Kissinger’a göre meşruiyetin, adalete dayalı olması zorunlu değildir. Örtük olarak “gücün hakkı” ilkesine dayalı bu siyasi gerçeklik, Henri Kissinger tarafından ustaca uyarlandı, cilalandı, süslendi ve Amerikan siyasetinin yürütülmesini üstlendiği sıcak noktalara onun yanında taşındı. Bu sıcak noktalara, kanlı ihlaller ve insanlık dışı uygulamalardan sorumlu tutulduğu bölgeler de dahil.

Bu çerçevede birikmiş düşüncelere ve kesişen çıkarlara göre Kissinger ve beraberinde Washington; Çinhindi ve Çin’den Şili ve Arjantin’e, sonra Ortadoğu, Afrika ve Avrupa Atlantik sahasına kadar modern dünya tarihinin önemli duraklarını adımladı.

Türkiye dostu Kissinger!..

100 yaşında hayatını kaybeden ABD’li diplomat ve uluslararası ilişkiler yazarı Henry Kissinger, tüm dünyada olduğu gibi Türkiye’de de yakından tanınan bir kişiydi. Kissinger, 1973-1977 arası yaptığı Dışişleri Bakanlığı görevi sırasında, Kıbrıs bunalımı ve bunun Türk-Amerikan ilişkilerine yansımalarını yönetmek durumunda kaldı.

Türkiye’yi önemli bir NATO müttefiki olarak gören Kissinger, Kıbrıs’a askeri müdahale nedeniyle Kongre’nin silah ambargosu uygulamasına karşı çıkmış ama engelleyememişti.
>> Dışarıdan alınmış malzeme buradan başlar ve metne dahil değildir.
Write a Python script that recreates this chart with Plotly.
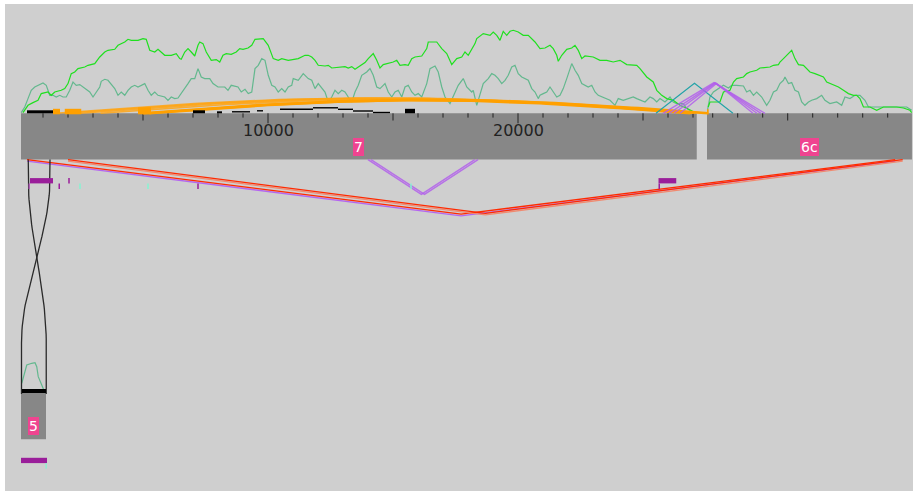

Haşhaş yasağı, Kıprıs Barış Harekatı sonrası Türkiye'ye uygulan silah ambargosu vs. vs. Birçok olay, onun döneminde yaşandı. İşte size, toprağı bol olsun, Siyonist Yahudi, cehennemde cayır cayır yansın ucuzluğuna kaçmadan hazırladığım farklı bir Henry Kissinger potresi.